David Richard Contemporary is pleased to present Line, Curve, Form, an exhibition of paintings and wall sculptures by Simon Aldridge, Alex Couwenberg, Mark Emerson, Julie Karabenick, Scott Malbaurn and Richard Roth. These artists create optically active abstractions in two and three-dimensions through the use of lines, curves and forms juxtaposed with color combinations that vibrate.
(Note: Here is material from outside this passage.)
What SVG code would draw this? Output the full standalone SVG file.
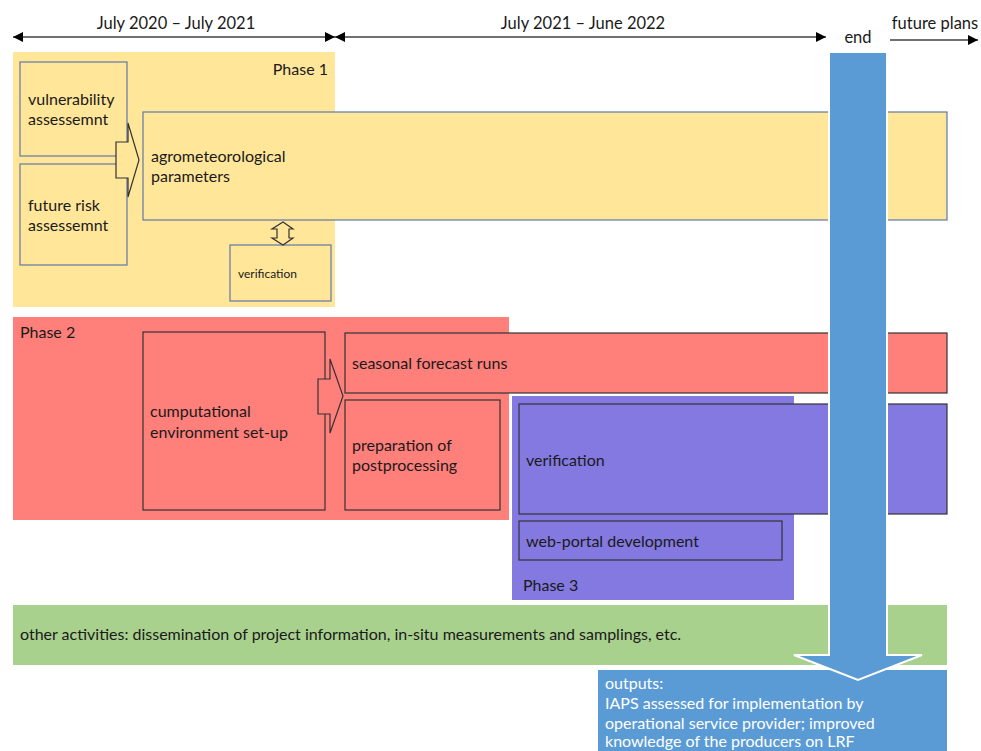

Aldridge generates illusionary effects with three-dimensional wall sculptures that range from modernistic undulations to minimalistic boxes of wood and glass in which orbs of a single color seem to float. Couwenberg plays with familiar curvilinear shapes, color and texture to create deeply layered forms often asymmetrically situated in an expanse of negative space. Emerson’s paintings create powerful vibrations by combining strategically situated colors in layered geometric patterns that jump out of their two-dimensional plane. Karabenick produces paintings based on the square with crisp edges, pristine surfaces and color combinations that create a pulsing sensation. Malbaurn employs a hard-edge style of painting with reductive compositions that create very minimalistic paintings that are more like objects. Continuing in the vein of creating objects and wall sculptures, Roth paints perfectly flat, hard-edge compositions on hand-made wooden boxes that deceive the viewer and beg to be viewed from various angles to confirm the optical effects.